Занятий в училище было тогда немного. К бесчисленным шалостям и забавам, подобным описанным выше, следует добавить и другие дела, например подготовку к референдуму в марте 1921 года. Большинство умевших читать и писать учеников получили задание писать адреса и рассылать пропагандистские материалы. Кроме того, нас по нескольку раз в неделю собирали на посвященные референдуму митинги, устраивали пропагандистские шествия по улицам, посылали на собрания протестовать против чего-нибудь или кого-нибудь и т.д.

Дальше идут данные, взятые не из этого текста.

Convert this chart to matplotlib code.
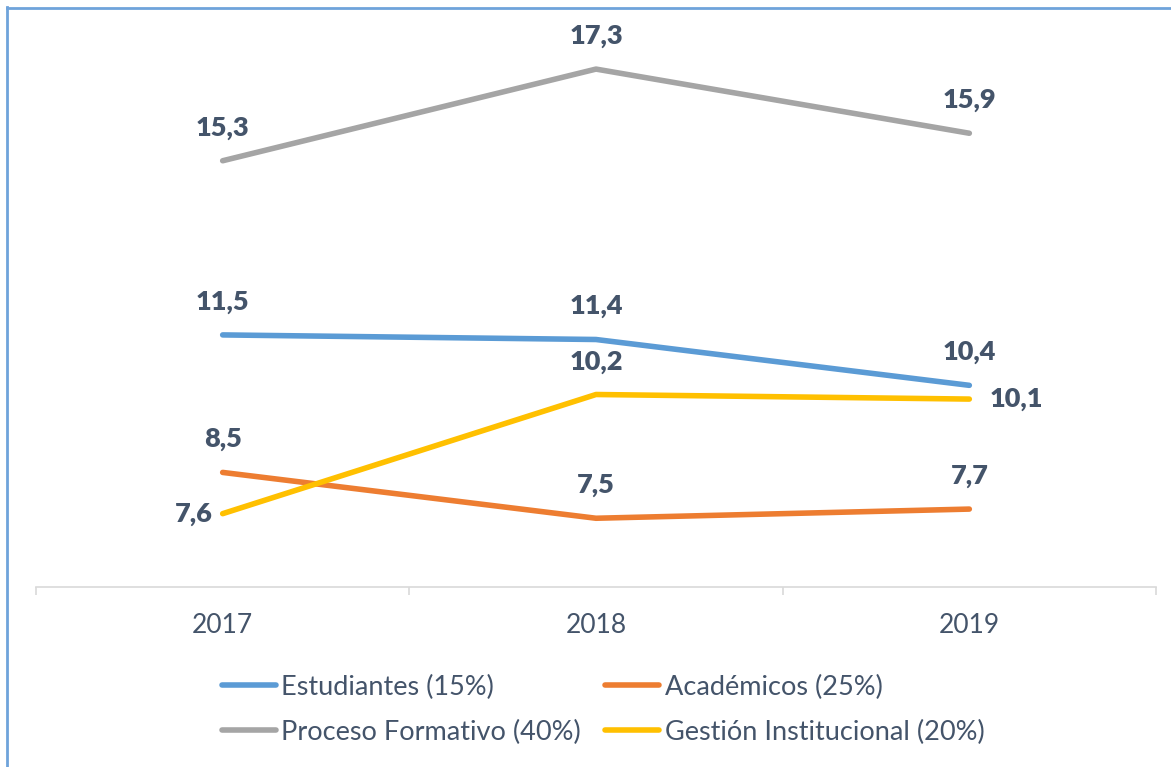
import matplotlib.pyplot as plt
from matplotlib.lines import Line2D

# Data
years = ["2017", "2018", "2019"]
estudiantes = [11.5, 11.4, 10.4]
academicos = [8.5, 7.5, 7.7]
proceso = [15.3, 17.3, 15.9]
gestion = [7.6, 10.2, 10.1]

series = [
    ("Estudiantes (15%)", estudiantes, "#5B9BD5"),
    ("Académicos (25%)", academicos, "#ED7D31"),
    ("Proceso Formativo (40%)", proceso, "#A5A5A5"),
    ("Gestión Institucional (20%)", gestion, "#FFC000"),
]

text_color = "#44546A"
plt.rcParams["font.family"] = ["Lato", "DejaVu Sans"]

fig = plt.figure(figsize=(11.71, 7.67), dpi=100)
ax = fig.add_axes([36 / 1171, 1 - 587 / 767, 1120 / 1171, 550 / 767])

x = list(range(len(years)))
handles = {}
for name, vals, color in series:
    ln, = ax.plot(x, vals, color=color, linewidth=4.0, solid_capstyle="round",
                  solid_joinstyle="round", label=name)
    handles[name] = ln

# Data labels (default above; a couple placed left/right like the original)
placement = {("Gestión Institucional (20%)", 0): "left",
             ("Gestión Institucional (20%)", 2): "right"}
for name, vals, color in series:
    for i, v in enumerate(vals):
        pos = placement.get((name, i), "above")
        if pos == "above":
            off, ha, va = (0, 33), "center", "center"
        elif pos == "left":
            off, ha, va = (-10, 0), "right", "center"
        else:
            off, ha, va = (20, 0), "left", "center"
        ax.annotate(f"{v:.1f}".replace(".", ","), xy=(i, v), xytext=off,
                    textcoords="offset pixels", ha=ha, va=va,
                    fontsize=19.5, fontweight="heavy", color=text_color)

ax.set_xlim(-0.5, 2.5)
ax.set_ylim(6, 18)
ax.set_xticks(x)
ax.set_xticklabels(years)
ax.set_xticks([-0.5, 0.5, 1.5, 2.5], minor=True)
ax.tick_params(axis="x", which="major", length=0, pad=19, labelsize=19,
               labelcolor=text_color)
ax.tick_params(axis="x", which="minor", length=6, width=1.2, color="#D9D9D9")
ax.set_yticks([])
for side in ["left", "right", "top"]:
    ax.spines[side].set_visible(False)
ax.spines["bottom"].set_color("#D9D9D9")
ax.spines["bottom"].set_linewidth(1.2)

# Legend below, filled row by row
order = ["Estudiantes (15%)", "Proceso Formativo (40%)",
         "Académicos (25%)", "Gestión Institucional (20%)"]
leg = fig.legend([handles[n] for n in order], order,
                 loc="upper left", bbox_to_anchor=(208 / 1171, 1 - 661 / 767),
                 ncol=2, frameon=False, fontsize=19.5, handlelength=2.0,
                 handletextpad=0.2, columnspacing=0.9, labelspacing=0.74,
                 borderpad=0)
for t in leg.get_texts():
    t.set_color(text_color)

# Chart frame (only left and top edges visible in the crop)
fig.add_artist(Line2D([6.5 / 1171, 6.5 / 1171], [0, 1 - 7 / 767],
                      transform=fig.transFigure, color="#6FA3DB", linewidth=2))
fig.add_artist(Line2D([6.5 / 1171, 1], [1 - 7.5 / 767, 1 - 7.5 / 767],
                      transform=fig.transFigure, color="#6FA3DB", linewidth=2))

fig.savefig("out.png", dpi=100)
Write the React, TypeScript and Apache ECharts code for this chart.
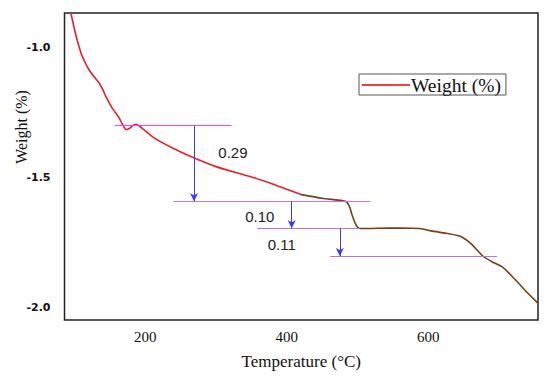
import React, { useEffect, useRef } from "react";
import * as echarts from "echarts";

const tempRed = [95, 102, 109.3, 115, 120.6, 127, 134.7, 140, 144.6, 153, 163, 168, 173, 178, 183, 188, 198, 212, 240, 267, 300, 348, 380, 419];
const weightRed = [-0.865, -0.95, -1.019, -1.055, -1.084, -1.108, -1.134, -1.16, -1.188, -1.23, -1.269, -1.295, -1.315, -1.31, -1.298, -1.296, -1.315, -1.346, -1.388, -1.422, -1.458, -1.496, -1.525, -1.565];
const tempBrown = [419, 450, 478, 485, 489, 492, 496, 500, 505, 530, 560, 588, 606, 625, 645, 661, 677, 690, 705, 722, 739, 753, 755];
const weightBrown = [-1.565, -1.58, -1.589, -1.595, -1.615, -1.642, -1.672, -1.692, -1.697, -1.696, -1.695, -1.697, -1.707, -1.715, -1.727, -1.757, -1.803, -1.825, -1.846, -1.892, -1.942, -1.98, -1.985];

const xTicks = [200, 400, 600];
const yTicks = [-2.0, -1.5, -1.0];

// horizontal guide lines: y, xStart, xEnd
const guideY = [-1.3, -1.592, -1.696, -1.803];
const guideX0 = [157, 240, 358, 461];
const guideX1 = [322, 518, 503, 697];
const guideColors = ["#ff48d8", "#c676e8", "#b774e8", "#b774e8"];

// arrows: x, yFrom, yTo
const arrowX = [269, 407, 475];
const arrowFrom = [-1.3, -1.592, -1.696];
const arrowTo = [-1.592, -1.696, -1.803];

const lossLabels = ["0.29", "0.10", "0.11"];
const labelX = [324, 362, 393];
const labelY = [-1.403, -1.65, -1.757];

export default function App() {
  const ref = useRef<HTMLDivElement>(null);
  useEffect(() => {
    if (!ref.current) return;
    const chart = echarts.init(ref.current, null, { renderer: "svg" });
    const markLines: any[] = [];
    guideY.forEach((y, i) => {
      markLines.push([
        { coord: [guideX0[i], y], lineStyle: { color: guideColors[i], width: 1.2, type: "solid" }, symbol: "none" },
        { coord: [guideX1[i], y], lineStyle: { color: guideColors[i], width: 1.2, type: "solid" }, symbol: "none" },
      ]);
    });
    arrowX.forEach((x, i) => {
      markLines.push([
        { coord: [x, arrowFrom[i]], lineStyle: { color: "#3a3aff", width: 1, type: "solid" }, symbol: "none" },
        { coord: [x, arrowTo[i]], lineStyle: { color: "#3a3aff", width: 1, type: "solid" }, symbol: "arrow", symbolSize: [6, 8] },
      ]);
    });
    chart.setOption({
      animation: false,
      backgroundColor: "#fff",
      grid: {
        left: 64.5,
        top: 13,
        right: 12,
        bottom: 58,
        show: true,
        borderColor: "#222",
        borderWidth: 1.5,
        containLabel: false,
      },
      legend: {
        left: 359,
        top: 74,
        padding: [1, 5, 0, 3],
        borderColor: "#555",
        borderWidth: 1,
        itemWidth: 48,
        itemHeight: 2,
        itemGap: 4,
        icon: "rect",
        data: [{ name: "Weight (%)", itemStyle: { color: "#f0404a" } }],
        textStyle: { fontFamily: "Liberation Serif", fontSize: 19.5, color: "#111", padding: [0, 0, 0, -4] },
      },
      graphic: [
        {
          type: "text",
          x: 21,
          y: 127,
          rotation: Math.PI / 2,
          style: {
            text: "Weight (%)",
            fontFamily: "Liberation Serif",
            fontSize: 16,
            fill: "#111",
            textAlign: "center",
            textVerticalAlign: "middle",
          },
        },
      ],
      xAxis: {
        type: "value",
        min: 86,
        max: 755,
        name: "Temperature (°C)",
        nameLocation: "middle",
        nameGap: 33,
        nameTextStyle: { fontFamily: "Liberation Serif", fontSize: 17, color: "#111" },
        axisLine: { show: false },
        axisTick: { show: false },
        splitLine: { show: false },
        axisLabel: {
          customValues: xTicks,
          margin: 9,
          fontFamily: "Liberation Serif",
          fontSize: 15,
          color: "#111",
        },
      },
      yAxis: {
        type: "value",
        min: -2.05,
        max: -0.865,
        axisLine: { show: false },
        axisTick: { show: false },
        splitLine: { show: false },
        axisLabel: {
          customValues: yTicks,
          margin: 14,
          fontFamily: "DejaVu Sans",
          fontWeight: "bold",
          fontSize: 11,
          color: "#111",
          formatter: (v: number) => v.toFixed(1),
        },
      },
      series: [
        {
          name: "Weight (%)",
          type: "line",
          data: tempRed.map((t, i) => [t, weightRed[i]]),
          showSymbol: false,
          smooth: 0.2,
          lineStyle: { color: "#e8202a", width: 1.6 },
          itemStyle: { color: "#f0404a" },
          markLine: { silent: true, symbol: "none", label: { show: false }, data: markLines },
          markPoint: {
            silent: true,
            symbol: "circle",
            symbolSize: 0,
            data: lossLabels.map((t, i) => ({
              coord: [labelX[i], labelY[i]],
              label: {
                show: true,
                formatter: t,
                position: "inside",
                fontFamily: "Liberation Sans",
                fontSize: 15,
                color: "#222",
              },
            })),
          },
        },
        {
          name: "Weight tail",
          type: "line",
          data: tempBrown.map((t, i) => [t, weightBrown[i]]),
          showSymbol: false,
          smooth: 0.2,
          lineStyle: { color: "#7a3e14", width: 1.6 },
        },
      ],
    });
    return () => chart.dispose();
  }, []);
  return <div ref={ref} style={{ position: "fixed", left: 0, top: 0, width: 550, height: 378 }} />;
}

В «лагере беженцев» Ламсдорф

В результате плебисцита город Катовице с наиболее важными промышленными районами Верхней Силезии отошел к вновь возникшему польскому государству. Жители могли, независимо от их национальности, остаться и стать гражданами Польши или перейти в немецкое гражданство и переселиться в Германию. Поскольку мои отец и мать являлись немцами и ни слова не понимали по-польски, они, само собой разумеется, выбрали Германию. К тому же отец должен был получить место в железнодорожном управлении в Оппельне (теперь Ополе). Но там поначалу не хватало жилья для множества семей переселенцев. И вот мы оказались в так называемом «лагере беженцев». Лагерь был расположен в казармах и бараках бывшего артиллерийского полигона около деревушки Ламсдорф (теперь – Ламбиновице) у железной дороги, связывавшей Оппельн и Нейсе (теперь – Ныса). В школу мы ходили в Оппельн, где было создано новое железнодорожное управление и куда после примерно полуторагодового пребывания в «лагере беженцев» переселилось большинство живших поначалу в Ламсдорфе семей железнодорожников. Оппельн входил еще в верхнесилезский административный округ и, как и Катовице, во французскую зону, но так и остался после референдума в составе Германии. А лагерь Ламсдорф, напротив, находился уже за пределами Верхней Силезии.